Indian IT services companies are expected to record a moderate 4-6% growth in USD terms in FY 2026, according to an ICRA report released on Wednesday.
ICRA anticipates that attrition levels will stabilize around the long-term average of 12-13%. Moreover, hiring is likely to remain low until the growth momentum picks up by the end of FY 2026, the report states.
Deal wins for the 15 leading large- and medium-sized listed Indian IT services companies have remained resilient in recent quarters. Industry participants continue to sit on a healthy total contract value, providing revenue visibility over the near to medium term, according to the report.
The operating profit margins for the sample set of companies, which account for 60% of IT sector revenue, are expected to remain at 22.5-23% over the next three to four quarters.
Commenting on the near-term industry performance, ICRA Vice President Deepak Jotwani said: *”The growth momentum for ICRA’s sample set of IT services companies is likely to remain muted in the near term due to uncertainty over potential US trade tariffs and macroeconomic headwinds in key markets such as the US and Europe. ICRA projects a 4-6% revenue expansion in USD terms in FY 2026, following a 4-5% increase estimated for FY 2025. Policy changes by the US government for key sectors catered to by Indian IT services companies, as well as future interest rate trajectories, will remain key monitorables.”*
The sample set recorded a year-on-year revenue growth of 3.6% in USD terms in the first nine months of FY 2025, showing gradual recovery over the past three quarters. This was supported by a relatively lower base in FY 2024, a slight uptick in discretionary spending by customers in the banking, financial services & insurance (BFSI) and retail sectors in some markets, and investments in Generative AI (GenAI) initiatives translating into new order inflows.
ICRA highlighted some relief for industry players as attrition rates and wage cost inflation—concerns in FY 2023 and the first half of FY 2024—have eased.

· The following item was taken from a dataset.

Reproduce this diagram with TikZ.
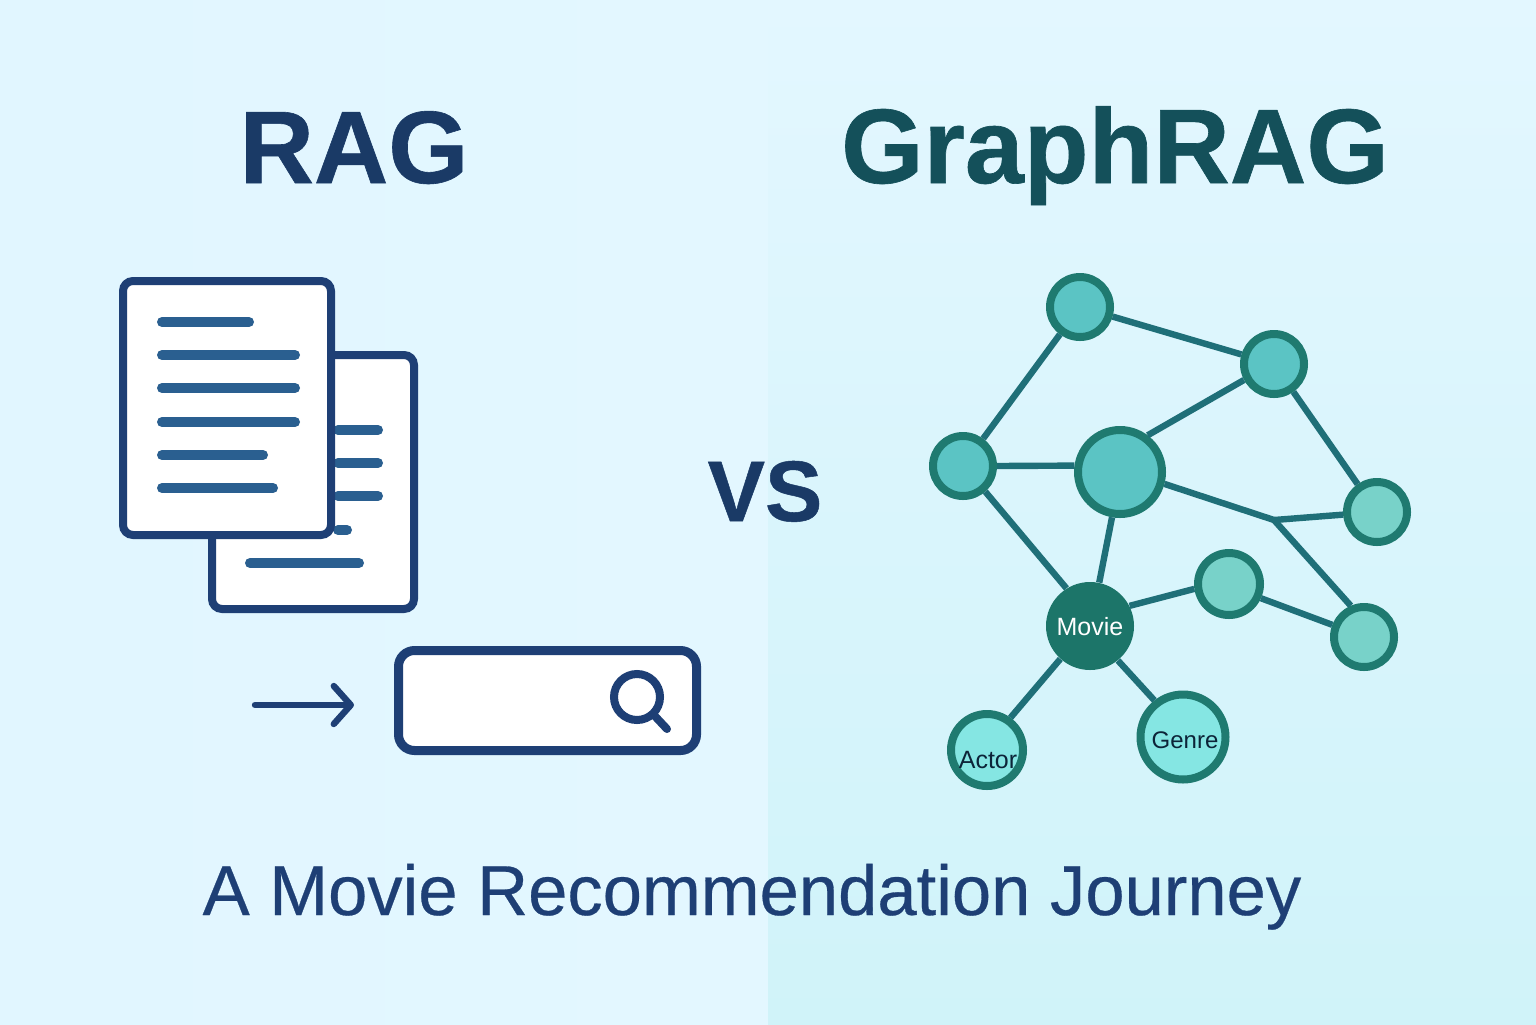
\documentclass[tikz,border=0pt]{standalone}
\usepackage{fontspec}
\setmainfont{Liberation Sans}
\newfontfamily\mediumfont[FakeBold=0.4]{Liberation Sans}
\newfontfamily\heavyfont[UprightFont=* Bold,FakeBold=0.6]{Liberation Sans}
\usetikzlibrary{arrows.meta,positioning,calc}

\definecolor{bgleft}{HTML}{E3F7FF}
\definecolor{bglefttop}{HTML}{E1F6FF}
\definecolor{bgrightlow}{HTML}{D0F3F9}
\definecolor{navy}{HTML}{1E3F75}
\definecolor{rowblue}{HTML}{2A5F90}
\definecolor{titleblue}{HTML}{1A3A66}
\definecolor{titleteal}{HTML}{14505A}
\definecolor{ringteal}{HTML}{1F7A70}
\definecolor{edgeteal}{HTML}{1F6F78}
\definecolor{moviefill}{HTML}{1C7569}
\definecolor{nodeblue}{HTML}{5BC4C4}
\definecolor{nodegreen}{HTML}{78D2C9}
\definecolor{nodelight}{HTML}{85E6E3}
\definecolor{tagdark}{HTML}{0C2438}

\begin{document}
\begin{tikzpicture}[
  x=0.5pt, y=-0.5pt,
  page/.style={draw=navy, line width=4pt, fill=white, rounded corners=5pt,
               minimum height=127pt, inner sep=0pt, outer sep=0pt},
  row/.style={rowblue, line width=5pt, line cap=round},
  gnode/.style={circle, draw=ringteal, line width=4pt, inner sep=0pt, fill=nodeblue},
  small/.style={gnode, minimum size=30pt},
  greenn/.style={small, fill=nodegreen},
  kind/.style={gnode, fill=nodelight},
  link/.style={edgeteal, line width=3.2pt},
  title/.style={inner sep=0pt, anchor=base},
  tag/.style={inner sep=0pt},
]

% ---- background --------------------------------------------------------
\fill[left color=bglefttop, right color=bgleft] (0,0) rectangle (768,1024);
\fill[shading angle=200, top color=bgleft, bottom color=bgrightlow] (768,0) rectangle (1536,1024);
\useasboundingbox (0,0) rectangle (1536,1024);

% ---- titles ------------------------------------------------------------
\node[title, text=titleblue, font=\fontsize{51.5}{60}\selectfont\heavyfont] (rag) at (354,183) {RAG};
\node[title, text=titleteal, font=\fontsize{53}{60}\selectfont\heavyfont] (graphrag) at (1115,183) {GraphRAG};
\node[title, text=titleblue, font=\fontsize{43}{50}\selectfont\heavyfont] (vs) at (765,521) {VS};
\node[tag, anchor=base, text=navy, font=\fontsize{35.3}{40}\selectfont\mediumfont] (journey) at (752,915) {A Movie Recommendation Journey};

% ---- documents ---------------------------------------------------------
\node[page, minimum width=101pt] (backpage) at (313,482) {};
\foreach \y/\xa/\xb in {430/338/378, 463/338/378, 496/338/378, 530/338/347, 563/250/359}
  \draw[row] (\xa,\y) -- (\xb,\y);
\node[page, minimum width=104pt] (frontpage) at (227,408) {};
\foreach \y/\xb in {322/249, 355/295, 388/295, 422/295, 455/263, 488/273}
  \draw[row] (162,\y) -- (\xb,\y);

% ---- search box --------------------------------------------------------
\node[draw=navy, line width=4.5pt, fill=white, rounded corners=8pt, inner sep=0pt,
      outer sep=0pt, minimum width=149pt, minimum height=50pt] (searchbox) at (547.5,700.5) {};
\node[circle, draw=navy, line width=4pt, minimum size=23pt, inner sep=0pt] (lens) at (637,697) {};
\coordinate (handle) at (667,729);
\draw[navy, line width=4pt, line cap=round] (lens) -- (handle);
\coordinate (arrowstart) at (255,705);
\coordinate (arrowend) at (354,705);
\draw[navy, line width=3.2pt, line cap=round,
      -{Straight Barb[round, length=8.5pt, width=19pt]}] (arrowstart) -- (arrowend);

% ---- graph -------------------------------------------------------------
\node[small] (top) at (1080,307) {};
\node[small] (upper) at (1274,364) {};
\node[small] (left) at (963,466) {};
\node[gnode, minimum size=42pt] (hub) at (1120,472) {};
\node[greenn] (right) at (1377,512) {};
\node[greenn, minimum size=31pt] (mid) at (1229,584) {};
\node[greenn] (lower) at (1364,637) {};
\node[circle, fill=moviefill, minimum size=44pt, inner sep=0pt] (movie) at (1090,626) {};
\node[kind, minimum size=36pt] (actor) at (987,750) {};
\node[kind, minimum size=42.5pt] (genre) at (1183,737) {};
\coordinate (fork) at (1274,520);

\node[tag, text=white, font=\fontsize{12.5}{15}\selectfont] (movietag) at (1090,627) {Movie};
\node[tag, text=tagdark, font=\fontsize{12.5}{15}\selectfont] (actortag) at (988,760) {Actor};
\node[tag, text=tagdark, font=\fontsize{12}{15}\selectfont] (genretag) at (1185,740) {Genre};

\draw[link] (top) -- (upper);
\draw[link] (top) -- (left);
\draw[link] (upper.208) -- (hub.53);
\draw[link] (upper) -- (right);
\draw[link] (left.0) -- (hub.172);
\draw[link] (left.-49) -- (movie.122);
\draw[link] (hub.260) -- (movie.78);
\draw[link] (hub.-15) -- (fork);
\draw[link] (fork) -- (right);
\draw[link] (fork) -- (lower.113);
\draw[link] (movie.27) -- (mid.188);
\draw[link] (mid.-24) -- (lower.159);
\draw[link] (movie.228) -- (actor.54);
\draw[link] (movie.-51) -- (genre.128);

\end{tikzpicture}
\end{document}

Attrition for the sample set of companies dropped sharply to 12.8% in Q3 FY 2025 from 22.3% in Q3 FY 2023, as slower growth and strong hiring in the previous fiscal helped address the earlier demand-supply mismatch. ICRA expects attrition levels to stabilize at a long-term average of 12-13% in the near term.
Moreover, employee costs as a percentage of operating income (OI) declined marginally to 56.2% in Q3 FY 2025 from 57.0% in Q3 FY 2024, owing to moderation in wage hikes. This, coupled with increased employee utilization and cost optimization, supported operating profit margins at 22.5-23.0% in recent quarters, which are expected to sustain through FY 2026.
ICRA expects hiring to remain low in the near term until growth momentum picks up by the end of FY 2026. The lower hiring activity can also be attributed to increased investments in GenAI, which are expected to improve productivity and drive cost savings. Leading Indian IT services companies have trained a sizeable portion of their workforce in GenAI skills and have ramped up their capabilities to deliver AI-driven solutions.
“This has started to show results, as the inflow of GenAI-related deals for major industry players has risen in recent quarters and is expected to grow materially over the medium term, as technology adoption becomes more widespread. The healthcare and BFSI sectors remain early adopters of AI/GenAI capabilities and continue to invest in this space,”* Jotwani added.